WHAT IS EXPECTED.
Extract, exactly as written, each line from the start of the records below to the line containing "ax.axis('off')", both ends included; drop the pictures.

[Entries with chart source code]
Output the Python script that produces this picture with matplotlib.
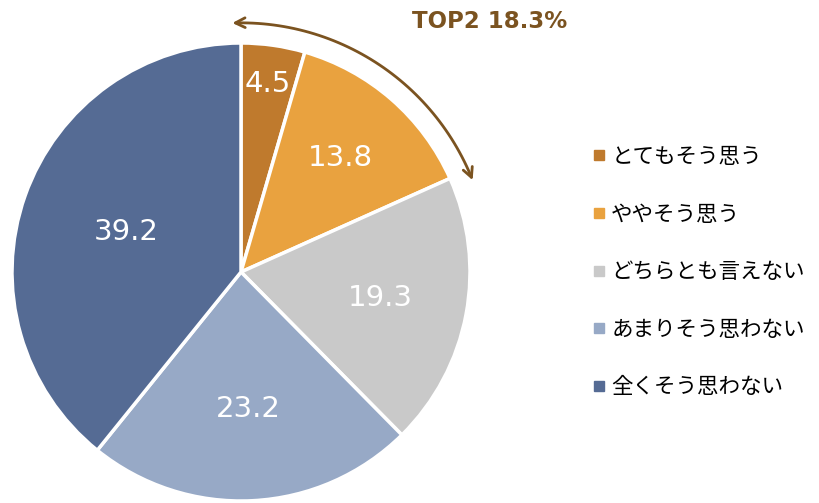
import numpy as np
import matplotlib
matplotlib.use('Agg')
import matplotlib.pyplot as plt
from matplotlib.patches import FancyArrowPatch
from matplotlib.path import Path
from matplotlib.lines import Line2D

plt.rcParams['font.family'] = ['Noto Sans CJK JP', 'DejaVu Sans']

labels = ['とてもそう思う', 'ややそう思う', 'どちらとも言えない', 'あまりそう思わない', '全くそう思わない']
values = [4.5, 13.8, 19.3, 23.2, 39.2]
colors = ['#BF7A2D', '#E9A23F', '#C9C9C9', '#97A9C6', '#556B94']
top2_label = 'TOP2 18.3%'

W, H = 819, 503
fig = plt.figure(figsize=(W / 100, H / 100), dpi=100)
cx, cy, r = 241, 272, 229
ax = fig.add_axes([(cx - r) / W, (H - cy - r) / H, 2 * r / W, 2 * r / H])

wedges, _ = ax.pie(values, colors=colors, startangle=90, counterclock=False,
                   wedgeprops=dict(edgecolor='white', linewidth=2.5))
ax.set_xlim(-1, 1)
ax.set_ylim(-1, 1)
ax.set_aspect('equal')
ax.axis('off')

# value labels
label_r = [0.83, 0.66, 0.62, 0.6, 0.53]
cum = np.cumsum([0] + values)
for i, v in enumerate(values):
    mid = (cum[i] + v / 2) / 100 * 360
    a = np.deg2rad(90 - mid)
    ax.text(label_r[i] * np.cos(a), label_r[i] * np.sin(a), f'{v:.1f}',
            ha='center', va='center', color='white', fontsize=21,
            family='DejaVu Sans')

# TOP2 arc arrow
top2 = values[0] + values[1]
angs = np.deg2rad(90 - np.linspace(-2, top2 * 3.6 + 2.5, 60))
ra = 1.088
pts = np.column_stack([ra * np.cos(angs), ra * np.sin(angs)])
arrow = FancyArrowPatch(path=Path(pts), arrowstyle='<->,head_length=7,head_width=3.5',
                        color='#7B5320', linewidth=2, clip_on=False)
ax.add_patch(arrow)
fig.text(490 / W, 1 - 21 / H, top2_label, ha='center', va='center',
         color='#7B5320', fontsize=16.5, fontweight='bold', family='DejaVu Sans')

# legend
handles = [Line2D([], [], marker='s', linestyle='', markersize=7, color=c) for c in colors]
fig.legend(handles, labels, loc='upper left', bbox_to_anchor=(594 / W, 1 - 146 / H),
           frameon=False, fontsize=15.5, labelspacing=1.65, handlelength=0.5,
           handletextpad=0.3, borderpad=0, borderaxespad=0)

fig.savefig('out.png', dpi=100)
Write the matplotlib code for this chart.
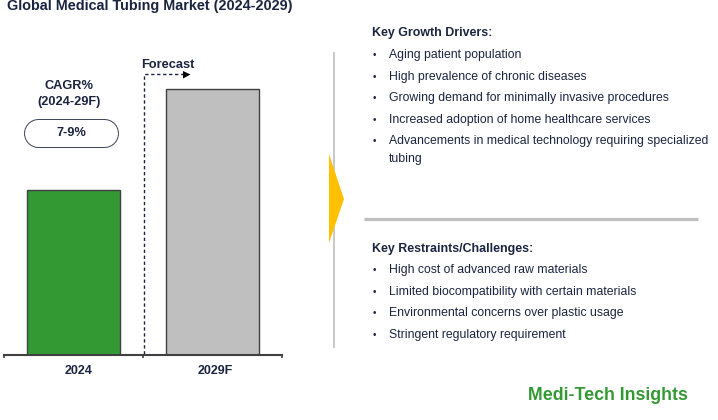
# Global medical tubing market slide
import matplotlib
matplotlib.use('Agg')
import matplotlib.pyplot as plt
from matplotlib.patches import Polygon

plt.rcParams['font.family'] = ['Liberation Sans', 'DejaVu Sans']

# Data (no value labels in the picture, heights read relative to 2024)
categories = ['2024', '2029F']
market_index = [100, 161.7]
bar_colors = ['#339933', '#BFBFBF']

title = 'Global Medical Tubing Market (2024-2029)'
cagr_label = 'CAGR%\n(2024-29F)'
cagr_value = '7-9%'
forecast_label = 'Forecast'
drivers_title = 'Key Growth Drivers:'
drivers = ['Aging patient population',
           'High prevalence of chronic diseases',
           'Growing demand for minimally invasive procedures',
           'Increased adoption of home healthcare services',
           'Advancements in medical technology requiring specialized\ntubing']
restraints_title = 'Key Restraints/Challenges:'
restraints = ['High cost of advanced raw materials',
              'Limited biocompatibility with certain materials',
              'Environmental concerns over plastic usage',
              'Stringent regulatory requirement']
brand = 'Medi-Tech Insights'

W, H = 718, 420
navy = '#1B2440'
edge = '#404040'

fig = plt.figure(figsize=(W / 100, H / 100), dpi=100)

# Overlay in pixel coordinates for the slide furniture
bg = fig.add_axes([0, 0, 1, 1])
bg.set_xlim(0, W)
bg.set_ylim(H, 0)
bg.axis('off')

# Bar chart, axis runs from x=4 to x=283 with the baseline at y=355
ax = fig.add_axes([3.8 / W, (H - 355) / H, 278.5 / W, 300 / H])
ax.patch.set_alpha(0)
ax.bar(categories, market_index, width=0.669, color=bar_colors, edgecolor=edge, linewidth=1)
ax.set_xlim(-0.5, 1.5)
ax.set_ylim(0, 100 * 300 / 164.5)
for s in ['top', 'left', 'right']:
    ax.spines[s].set_visible(False)
ax.spines['bottom'].set_color(edge)
ax.spines['bottom'].set_linewidth(1.5)
ax.set_yticks([])
ax.set_xticks([-0.5, 0.5, 1.5])
ax.set_xticklabels([])
ax.tick_params(axis='x', direction='out', length=2, width=1.2, color=edge)

label_x = [78.5, 215]
for x, c in zip(label_x, categories):
    bg.text(x, 371, c, ha='center', va='center', fontsize=9, fontweight='bold', color=navy)

bg.text(7, 6, title, ha='left', va='center', fontsize=10.4, fontweight='bold', color=navy)

# CAGR pill, thick round capped lines give a true stadium shape
bg.text(69.3, 94, cagr_label, ha='center', va='center', fontsize=9.2, fontweight='bold',
        color=navy, linespacing=1.5)
bg.plot([37.5, 104], [132.8, 132.8], color='#3A4258', lw=20.9, solid_capstyle='round')
bg.plot([37.5, 104], [132.8, 132.8], color='white', lw=19.5, solid_capstyle='round')
bg.text(71.8, 132.5, cagr_value, ha='center', va='center', fontsize=9.2, fontweight='bold', color=navy)

# Forecast arrow
bg.plot([144.3, 144.3, 183], [354, 74.4, 74.4], color=navy, lw=1, ls=(0, (2.4, 1.9)))
bg.add_patch(Polygon([[183, 71], [190.5, 74.5], [183, 78.5]], fc='black', ec='none'))
bg.text(168, 65, forecast_label, ha='center', va='center', fontsize=9.2, fontweight='bold', color=navy)

# Dividers and chevron
bg.plot([333.5, 333.5], [52, 348], color='#BFBFBF', lw=1.2, solid_capstyle='butt')
bg.add_patch(Polygon([[329, 154], [344, 199], [329, 243]], fc='#FFC000', ec='none', zorder=3))
bg.plot([364.3, 698.3], [219.3, 219.3], color='#BFBFBF', lw=2.3, solid_capstyle='butt')

# Text panels
def bullet_list(head, items, y_head, y_first):
    bg.text(372, y_head, head, ha='left', va='center', fontsize=8.9, fontweight='bold', color=navy)
    y = y_first
    for item in items:
        bg.text(374, y, '•', ha='center', va='center', fontsize=7, color=navy)
        for line in item.split('\n'):
            bg.text(389, y, line, ha='left', va='center', fontsize=8.8, color=navy)
            y += 17.5
        y += 4.1

bullet_list(drivers_title, drivers, 33, 55)
bullet_list(restraints_title, restraints, 249, 270)

bg.text(607.5, 395.5, brand, ha='center', va='center', fontsize=12.8, fontweight='bold', color='#339933')

fig.savefig('out.png', dpi=100)
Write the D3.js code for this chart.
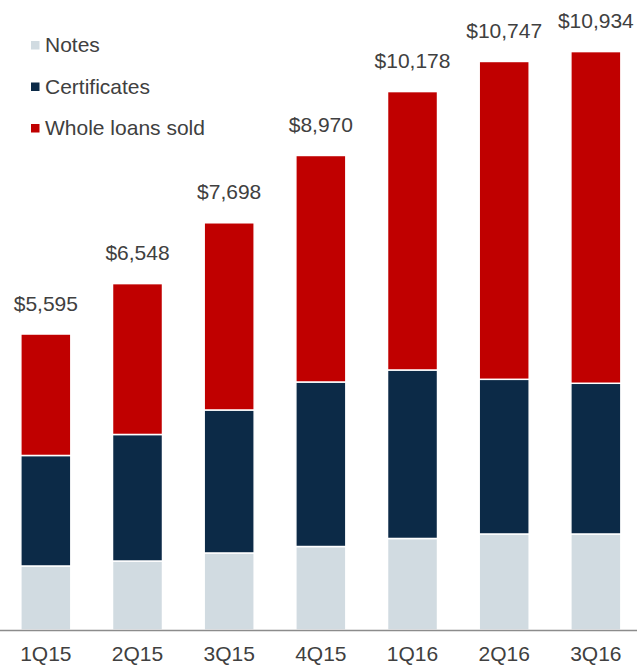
<!DOCTYPE html>
<html>
<head>
<meta charset="utf-8">
<script src="https://cdn.jsdelivr.net/npm/d3@7"></script>
<style>
  html, body { margin: 0; padding: 0; background: #fff; }
  svg { display: block; font-family: "Liberation Sans", Arial, Helvetica, sans-serif; }
</style>
</head>
<body>
<svg id="chart" width="637" height="667"></svg>
<script>
// Quarterly loan originations by funding source ($ millions)
const quarters = ["1Q15", "2Q15", "3Q15", "4Q15", "1Q16", "2Q16", "3Q16"];
const notes = [1210, 1304, 1456, 1578, 1730, 1815, 1815];
const certificates = [2089, 2392, 2703, 3110, 3185, 2924, 2849];
const wholeLoansSold = [2296, 2852, 3539, 4282, 5263, 6008, 6270];
const totals = [5595, 6548, 7698, 8970, 10178, 10747, 10934];

const seriesNames = ["Notes", "Certificates", "Whole loans sold"];
const seriesColors = ["#D1DBE1", "#0C2A47", "#C00000"];

const table = quarters.map((q, i) => ({
  quarter: q,
  "Notes": notes[i],
  "Certificates": certificates[i],
  "Whole loans sold": wholeLoansSold[i],
  total: totals[i]
}));

const svg = d3.select("#chart");
const baseY = 630;

const x = d3.scaleBand()
  .domain(quarters)
  .range([0, 641.7])
  .paddingInner(0.4545)
  .paddingOuter(0.22725);

const y = d3.scaleLinear()
  .domain([0, 11909])
  .range([baseY, 0]);

const color = d3.scaleOrdinal().domain(seriesNames).range(seriesColors);

const stacked = d3.stack().keys(seriesNames)(table);

svg.append("g")
  .selectAll("g")
  .data(stacked)
  .join("g")
  .attr("fill", d => color(d.key))
  .selectAll("rect")
  .data(d => d)
  .join("rect")
  .attr("x", d => x(d.data.quarter))
  .attr("width", x.bandwidth())
  .attr("y", d => y(d[1]))
  .attr("height", d => y(d[0]) - y(d[1]))
  .attr("stroke", "#fff")
  .attr("stroke-width", 1.5);

// Total labels above each bar
svg.append("g")
  .selectAll("text")
  .data(table)
  .join("text")
  .attr("x", d => x(d.quarter) + x.bandwidth() / 2)
  .attr("y", d => y(d.total) - 23.5)
  .attr("text-anchor", "middle")
  .attr("font-size", 21)
  .attr("fill", "#404040")
  .text(d => "$" + d3.format(",")(d.total));

// Category axis
const axis = svg.append("g")
  .attr("transform", `translate(0,${baseY})`)
  .call(d3.axisBottom(x).tickSize(0).tickPadding(20));
axis.select(".domain").remove();
axis.selectAll("text")
  .attr("font-size", 21)
  .attr("font-family", "\"Liberation Sans\", Arial, sans-serif")
  .attr("fill", "#404040")
  .attr("dy", "0.5em");
svg.append("line")
  .attr("x1", 0).attr("x2", 637)
  .attr("y1", baseY + 0.5).attr("y2", baseY + 0.5)
  .attr("stroke", "#8C8C8C")
  .attr("stroke-width", 1.5);

// Legend
const legend = svg.append("g")
  .selectAll("g")
  .data(seriesNames)
  .join("g")
  .attr("transform", (d, i) => `translate(31,${52 + i * 41.5})`);
legend.append("rect")
  .attr("x", 0).attr("y", -11)
  .attr("width", 8.5).attr("height", 8.5)
  .attr("fill", d => color(d));
legend.append("text")
  .attr("x", 14).attr("y", 0)
  .attr("font-size", 21)
  .attr("fill", "#404040")
  .text(d => d);
</script>
</body>
</html>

OUTPUT OF THE TASK.
Output the Python script that produces this picture with matplotlib.
import numpy as np
import matplotlib
matplotlib.use('Agg')
import matplotlib.pyplot as plt
from matplotlib.patches import FancyArrowPatch
from matplotlib.path import Path
from matplotlib.lines import Line2D

plt.rcParams['font.family'] = ['Noto Sans CJK JP', 'DejaVu Sans']

labels = ['とてもそう思う', 'ややそう思う', 'どちらとも言えない', 'あまりそう思わない', '全くそう思わない']
values = [4.5, 13.8, 19.3, 23.2, 39.2]
colors = ['#BF7A2D', '#E9A23F', '#C9C9C9', '#97A9C6', '#556B94']
top2_label = 'TOP2 18.3%'

W, H = 819, 503
fig = plt.figure(figsize=(W / 100, H / 100), dpi=100)
cx, cy, r = 241, 272, 229
ax = fig.add_axes([(cx - r) / W, (H - cy - r) / H, 2 * r / W, 2 * r / H])

wedges, _ = ax.pie(values, colors=colors, startangle=90, counterclock=False,
                   wedgeprops=dict(edgecolor='white', linewidth=2.5))
ax.set_xlim(-1, 1)
ax.set_ylim(-1, 1)
ax.set_aspect('equal')
ax.axis('off')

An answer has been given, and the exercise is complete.